Problem: Find each line holding the word "that" and give the number of such lines, nothing else.

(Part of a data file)
* * * * *

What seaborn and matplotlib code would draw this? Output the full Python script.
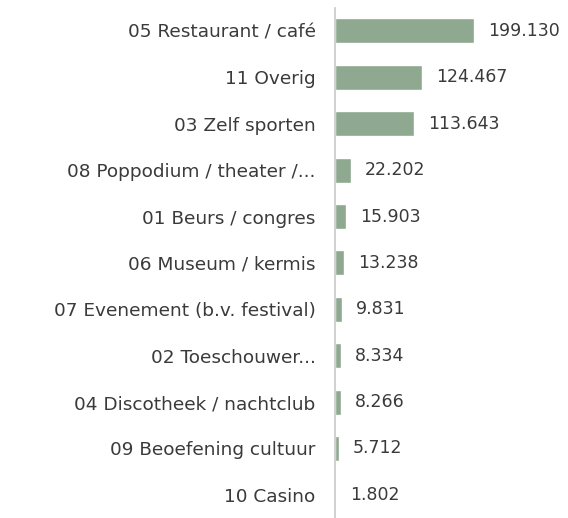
import seaborn as sns
import matplotlib.pyplot as plt
import pandas as pd

categories = [
    "05 Restaurant / café",
    "11 Overig",
    "03 Zelf sporten",
    "08 Poppodium / theater /...",
    "01 Beurs / congres",
    "06 Museum / kermis",
    "07 Evenement (b.v. festival)",
    "02 Toeschouwer...",
    "04 Discotheek / nachtclub",
    "09 Beoefening cultuur",
    "10 Casino",
]
values = [199.130, 124.467, 113.643, 22.202, 15.903, 13.238, 9.831, 8.334, 8.266, 5.712, 1.802]
value_labels = ["199.130", "124.467", "113.643", "22.202", "15.903", "13.238",
                "9.831", "8.334", "8.266", "5.712", "1.802"]

df = pd.DataFrame({"category": categories, "value": values})

sns.set_style("white")
plt.rcParams['font.family'] = ['DejaVu Sans']

fig = plt.figure(figsize=(5.68, 5.18), dpi=100)
ax = fig.add_axes([0.59, 0.0, 0.41, 0.985])

sns.barplot(data=df, x="value", y="category", color="#8fa890", width=0.54,
            saturation=1, ax=ax)

# value labels to the right of each bar
for i, (v, lab) in enumerate(zip(values, value_labels)):
    ax.annotate(lab, (v, i), xytext=(10, 0), textcoords="offset points",
                va="center", ha="left", fontsize=12.5, color="#3a3a3a")

ax.set_xlim(0, 334)
ax.set_ylim(10.5, -0.5)
ax.set_xlabel("")
ax.set_ylabel("")
ax.set_xticks([])
ax.tick_params(axis="y", length=0, pad=14, labelsize=13.3, labelcolor="#3a3a3a")
for side in ["top", "right", "bottom"]:
    ax.spines[side].set_visible(False)
ax.spines["left"].set_color("#c8c8c8")
ax.spines["left"].set_linewidth(1.2)

plt.savefig("out.png", dpi=100)
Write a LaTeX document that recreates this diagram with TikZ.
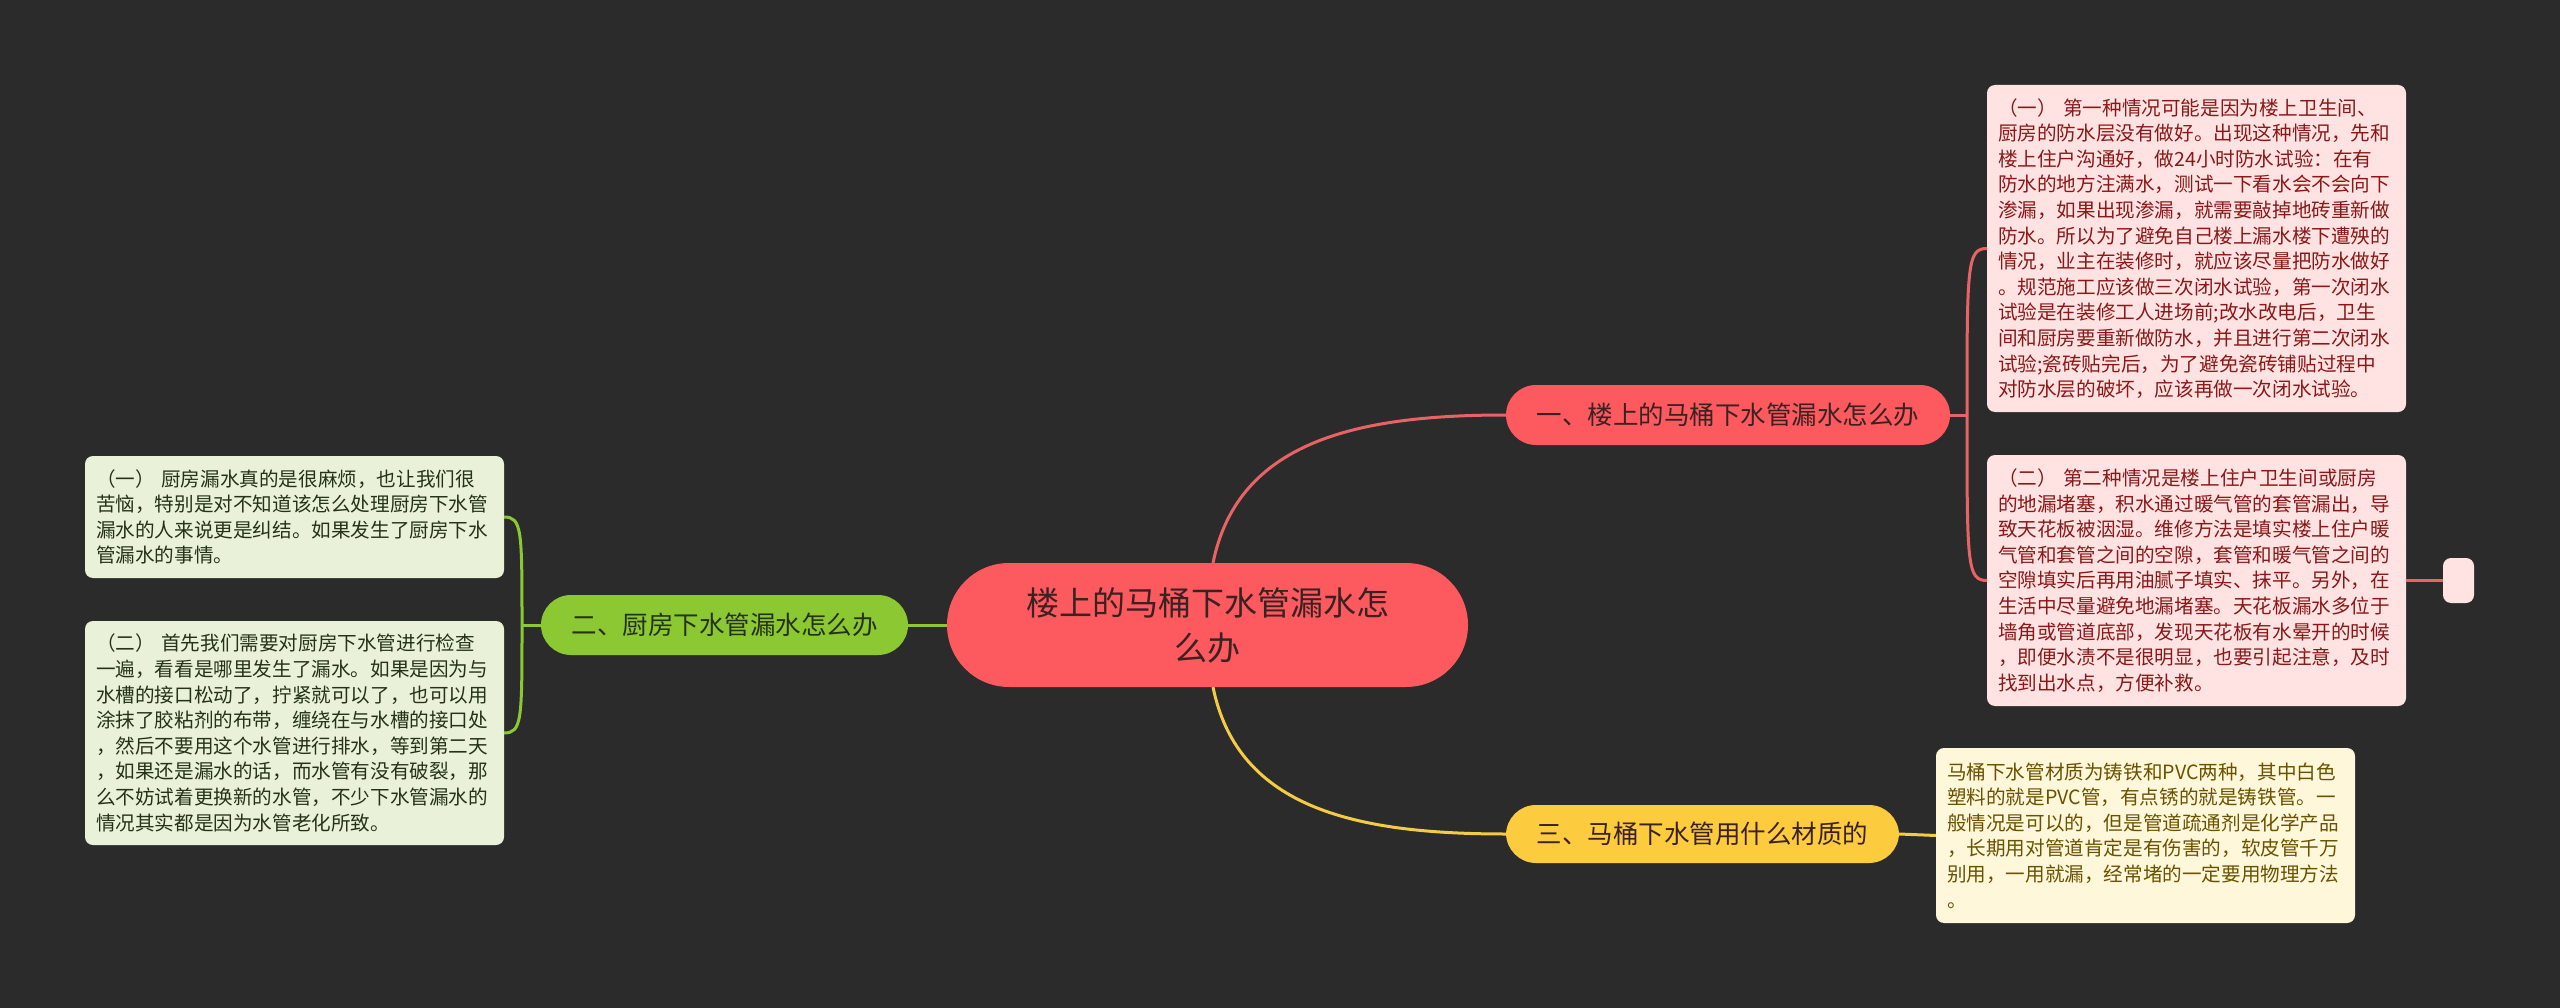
\documentclass[tikz,border=0pt]{standalone}
\usepackage{fontspec}
\setmainfont{Noto Sans CJK SC}
\definecolor{bg}{HTML}{2B2B2B}
\definecolor{cred}{HTML}{FC5A5E}
\definecolor{credline}{HTML}{E86366}
\definecolor{cgreen}{HTML}{8CC832}
\definecolor{cyellow}{HTML}{FDCB3E}
\definecolor{cyellowline}{HTML}{F4CB45}
\definecolor{lred}{HTML}{FFE3E3}
\definecolor{lredtxt}{HTML}{8A1818}
\definecolor{lgreen}{HTML}{E9F2D9}
\definecolor{lgreentxt}{HTML}{253218}
\definecolor{lyellow}{HTML}{FFF7DA}
\definecolor{lyellowtxt}{HTML}{6A5200}
\definecolor{ctxt}{HTML}{3A2222}
\begin{document}
\begin{tikzpicture}[x=1pt,y=-1pt,
  every node/.style={inner sep=0pt, outer sep=0pt},
  centralbox/.style={fill=cred, text=ctxt, align=center, rounded corners=62pt,
    font=\fontsize{33}{45}\selectfont},
  branchbox/.style={rounded corners=30pt, align=center, minimum height=60pt,
    font=\fontsize{25.5}{30}\selectfont},
  leafbox/.style={rounded corners=8pt, align=left, text width=397pt, minimum width=419pt,
    font=\fontsize{19.6}{25.6}\selectfont},
  conn/.style={line width=3pt}]
\useasboundingbox (0,0) rectangle (2560,1008);
\fill[bg] (0,0) rectangle (2560,1008);

% nodes
\node[centralbox, minimum width=521pt, minimum height=124pt] (c) at (1207.5,625)
  {楼上的马桶下水管漏水怎\\么办};
\node[branchbox, fill=cred, text=ctxt, minimum width=444pt] (b1) at (1728,415)
  {一、楼上的马桶下水管漏水怎么办};
\node[branchbox, fill=cgreen, text=lgreentxt, minimum width=367pt] (b2) at (724.5,625)
  {二、厨房下水管漏水怎么办};
\node[branchbox, fill=cyellow, text=ctxt, minimum width=393pt, minimum height=58pt] (b3) at (1702.5,834)
  {三、马桶下水管用什么材质的};

\node[leafbox, fill=lred, text=lredtxt, minimum height=327pt] (l1) at (2196.5,248.5)
  {（一） 第一种情况可能是因为楼上卫生间、\\
   厨房的防水层没有做好。出现这种情况，先和\\
   楼上住户沟通好，做24小时防水试验：在有\\
   防水的地方注满水，测试一下看水会不会向下\\
   渗漏，如果出现渗漏，就需要敲掉地砖重新做\\
   防水。所以为了避免自己楼上漏水楼下遭殃的\\
   情况，业主在装修时，就应该尽量把防水做好\\
   。规范施工应该做三次闭水试验，第一次闭水\\
   试验是在装修工人进场前;改水改电后，卫生\\
   间和厨房要重新做防水，并且进行第二次闭水\\
   试验;瓷砖贴完后，为了避免瓷砖铺贴过程中\\
   对防水层的破坏，应该再做一次闭水试验。};
\node[leafbox, fill=lred, text=lredtxt, minimum height=251pt] (l2) at (2196.5,580.5)
  {（二） 第二种情况是楼上住户卫生间或厨房\\
   的地漏堵塞，积水通过暖气管的套管漏出，导\\
   致天花板被洇湿。维修方法是填实楼上住户暖\\
   气管和套管之间的空隙，套管和暖气管之间的\\
   空隙填实后再用油腻子填实、抹平。另外，在\\
   生活中尽量避免地漏堵塞。天花板漏水多位于\\
   墙角或管道底部，发现天花板有水晕开的时候\\
   ，即便水渍不是很明显，也要引起注意，及时\\
   找到出水点，方便补救。};
\node[fill=lred, rounded corners=8pt, minimum width=31pt, minimum height=45pt] (sm) at (2458.5,580.5) {};
\node[leafbox, fill=lyellow, text=lyellowtxt, minimum height=175pt] (l3) at (2145.5,835.5)
  {马桶下水管材质为铸铁和PVC两种，其中白色\\
   塑料的就是PVC管，有点锈的就是铸铁管。一\\
   般情况是可以的，但是管道疏通剂是化学产品\\
   ，长期用对管道肯定是有伤害的，软皮管千万\\
   别用，一用就漏，经常堵的一定要用物理方法\\
   。};
\node[leafbox, fill=lgreen, text=lgreentxt, minimum height=122pt] (l4) at (294.5,517)
  {（一） 厨房漏水真的是很麻烦，也让我们很\\
   苦恼，特别是对不知道该怎么处理厨房下水管\\
   漏水的人来说更是纠结。如果发生了厨房下水\\
   管漏水的事情。};
\node[leafbox, fill=lgreen, text=lgreentxt, minimum height=224pt] (l5) at (294.5,733)
  {（二） 首先我们需要对厨房下水管进行检查\\
   一遍，看看是哪里发生了漏水。如果是因为与\\
   水槽的接口松动了，拧紧就可以了，也可以用\\
   涂抹了胶粘剂的布带，缠绕在与水槽的接口处\\
   ，然后不要用这个水管进行排水，等到第二天\\
   ，如果还是漏水的话，而水管有没有破裂，那\\
   么不妨试着更换新的水管，不少下水管漏水的\\
   情况其实都是因为水管老化所致。};

\coordinate (j1) at (1967,415);
\coordinate (j2) at (522,625);

% connectors
\draw[conn, credline] ([xshift=5.5pt]c.north) .. controls +(25,-123) and +(-147,0) .. (b1.west);
\draw[conn, cyellowline] ([xshift=5.5pt]c.south) .. controls +(25,123) and +(-147,0) .. (b3.west);
\draw[conn, cgreen] (c.west) -- (b2.east);

\draw[conn, credline] (b1.east) -- (j1);
\draw[conn, credline] (j1) .. controls +(0,-150) and +(-20,0) .. (l1.west);
\draw[conn, credline] (j1) .. controls +(0,150) and +(-20,0) .. (l2.west);
\draw[conn, credline] (l2.east) -- (sm.west);

\draw[conn, cgreen] (b2.west) -- (j2);
\draw[conn, cgreen] (j2) .. controls +(0,-95) and +(18,0) .. (l4.east);
\draw[conn, cgreen] (j2) .. controls +(0,95) and +(18,0) .. (l5.east);

\draw[conn, cyellowline] (b3.east) -- (l3.west);
\end{tikzpicture}
\end{document}
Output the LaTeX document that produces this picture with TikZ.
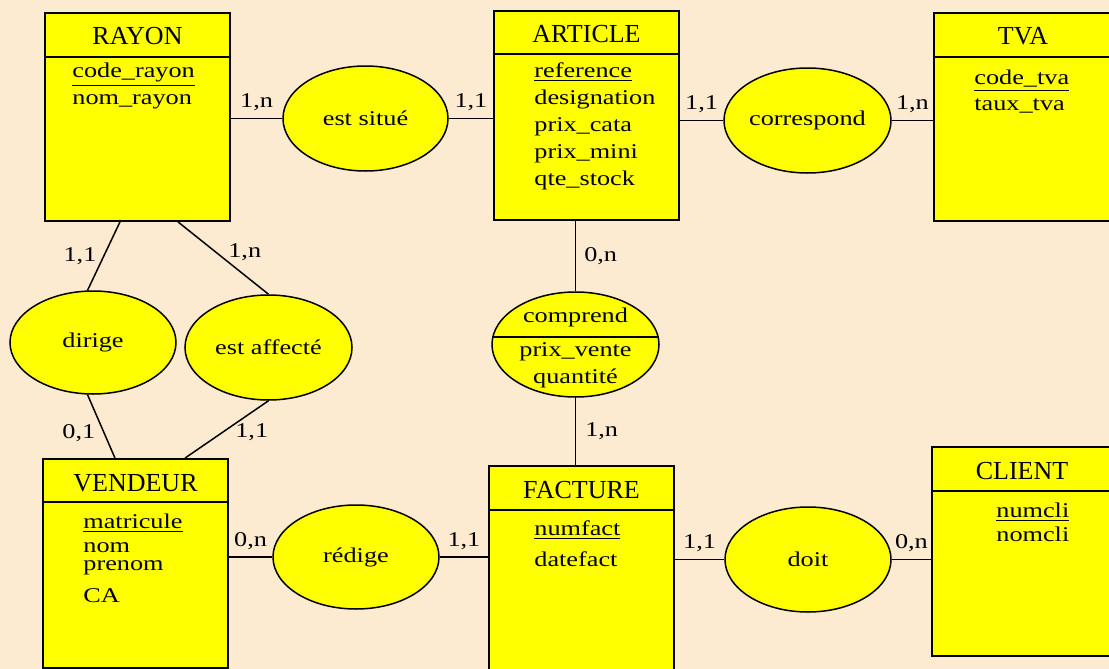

* * * * *

The output: 2